-- Start Stored data --

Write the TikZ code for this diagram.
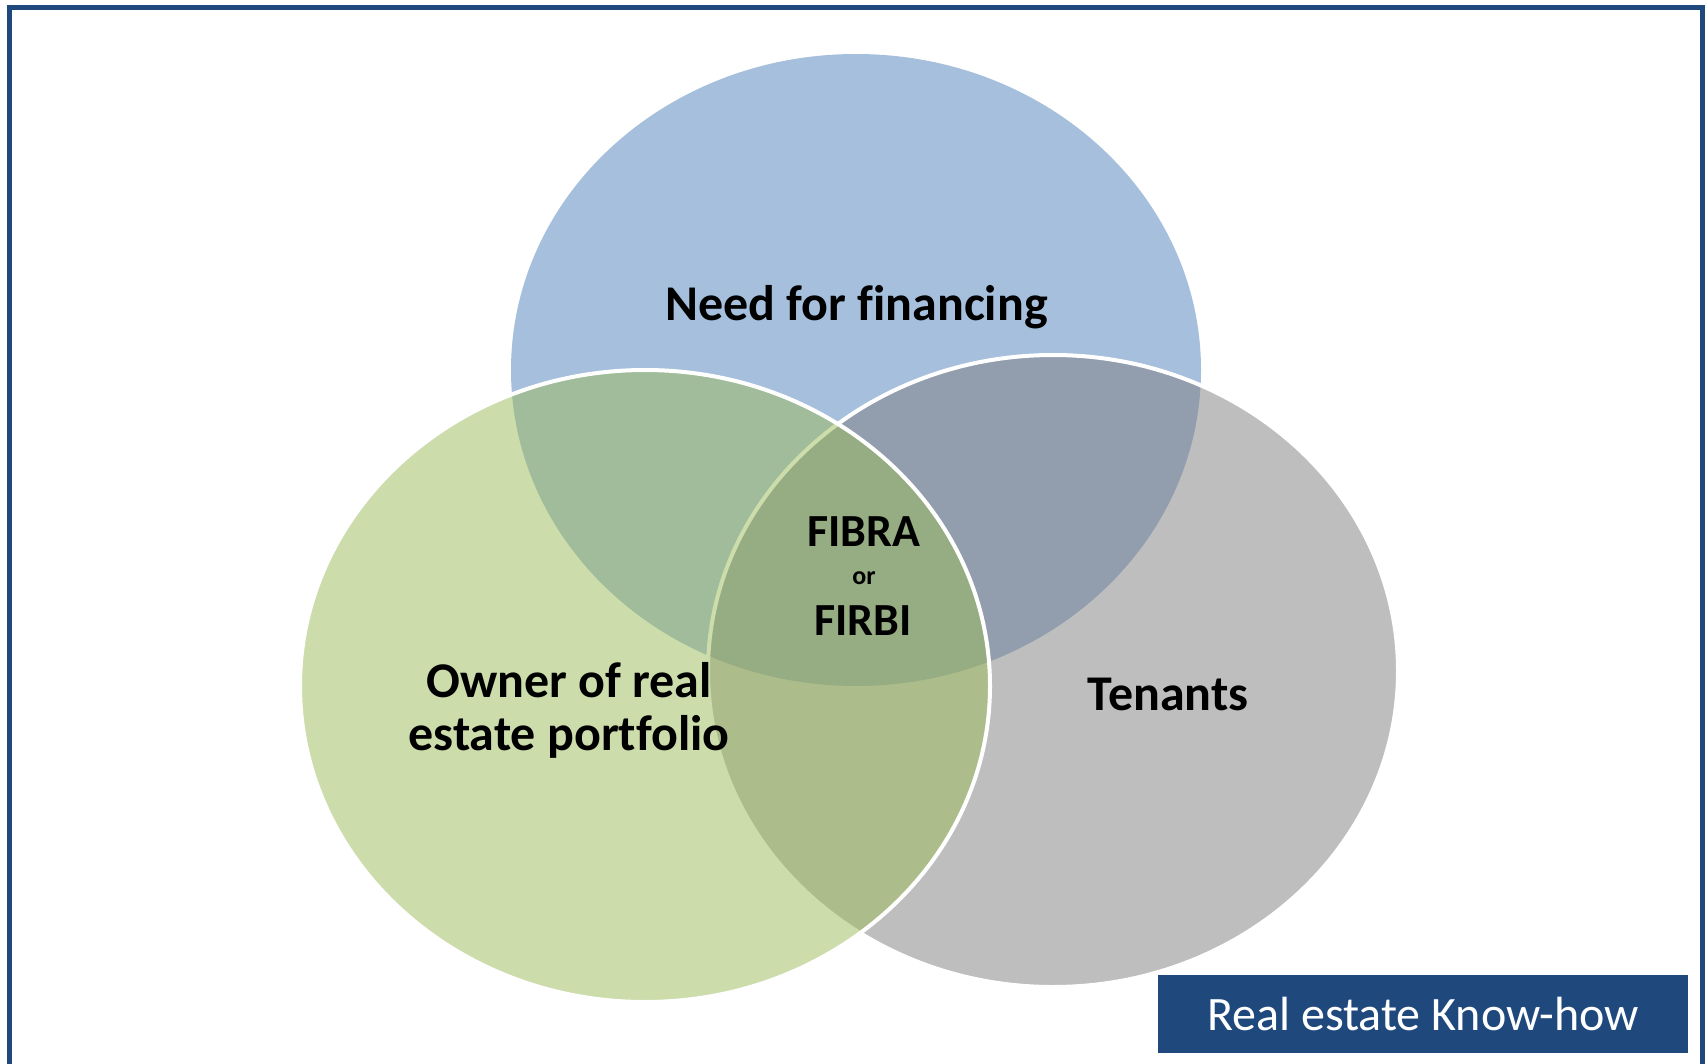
\documentclass[tikz,border=0pt]{standalone}
\usepackage{fontspec}
\setmainfont{Carlito}[Ligatures=NoCommon]
\usepackage{tikz}

\definecolor{finblue}{HTML}{4F81BD}
\definecolor{ownergreen}{HTML}{9BBB59}
\definecolor{tenantgray}{HTML}{7F7F7F}
\definecolor{framenavy}{HTML}{1F497D}

\begin{document}
\begin{tikzpicture}[x=0.5pt,y=-0.5pt,
  venn/.style={fill=#1,fill opacity=0.5},
  rim/.style={draw=white,line width=2pt},
  lbl/.style={font=\bfseries\fontsize{25}{26.5}\selectfont,align=center,anchor=base,inner sep=0pt}]
\clip (0,0) rectangle (1708,1064);
\fill[white] (0,0) rectangle (1708,1064);
% outer frame, the bottom edge runs off the page
\draw[framenavy,line width=2.5pt] (9.5,7.5) rectangle (1702.5,1066);

% the three sets, financing first and owner on top
\def\rx{345}\def\ry{316}
\fill[venn=finblue] (856,370) ellipse [x radius=\rx,y radius=\ry];
\path[venn=tenantgray,rim] (1053,671) ellipse [x radius=\rx,y radius=\ry];
\path[venn=ownergreen,rim] (645,686) ellipse [x radius=\rx,y radius=\ry];

\node[lbl] (financing) at (856.5,321) {Need for financing};
\node[lbl] (owner) at (569,750) {Owner of real\\estate portfolio};
\node[lbl] (tenants) at (1168,710) {Tenants};

% overlap of all three
\node[lbl,font=\bfseries\fontsize{23}{24}\selectfont] (fibra) at (864,546) {FIBRA};
\node[lbl,font=\bfseries\fontsize{13}{14}\selectfont] (orword) at (864,584) {or};
\node[lbl,font=\bfseries\fontsize{23}{24}\selectfont] (firbi) at (863,635) {FIRBI};

\node[fill=framenavy,text=white,minimum width=265pt,minimum height=39pt,
  font=\fontsize{24}{26}\selectfont] (knowhow) at (1423,1014) {Real estate Know-how};
\end{tikzpicture}
\end{document}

-- End Stored data --

Problem details
Every line from the top of the material above through the line with "(tenants) at (1168,710)" should be duplicated exactly, please; leave out the pictures.

Worked solution
Write the TikZ code for this diagram.
\documentclass[tikz,border=0pt]{standalone}
\usepackage{fontspec}
\setmainfont{Carlito}[Ligatures=NoCommon]
\usepackage{tikz}

\definecolor{finblue}{HTML}{4F81BD}
\definecolor{ownergreen}{HTML}{9BBB59}
\definecolor{tenantgray}{HTML}{7F7F7F}
\definecolor{framenavy}{HTML}{1F497D}

\begin{document}
\begin{tikzpicture}[x=0.5pt,y=-0.5pt,
  venn/.style={fill=#1,fill opacity=0.5},
  rim/.style={draw=white,line width=2pt},
  lbl/.style={font=\bfseries\fontsize{25}{26.5}\selectfont,align=center,anchor=base,inner sep=0pt}]
\clip (0,0) rectangle (1708,1064);
\fill[white] (0,0) rectangle (1708,1064);
% outer frame, the bottom edge runs off the page
\draw[framenavy,line width=2.5pt] (9.5,7.5) rectangle (1702.5,1066);

% the three sets, financing first and owner on top
\def\rx{345}\def\ry{316}
\fill[venn=finblue] (856,370) ellipse [x radius=\rx,y radius=\ry];
\path[venn=tenantgray,rim] (1053,671) ellipse [x radius=\rx,y radius=\ry];
\path[venn=ownergreen,rim] (645,686) ellipse [x radius=\rx,y radius=\ry];

\node[lbl] (financing) at (856.5,321) {Need for financing};
\node[lbl] (owner) at (569,750) {Owner of real\\estate portfolio};
\node[lbl] (tenants) at (1168,710) {Tenants};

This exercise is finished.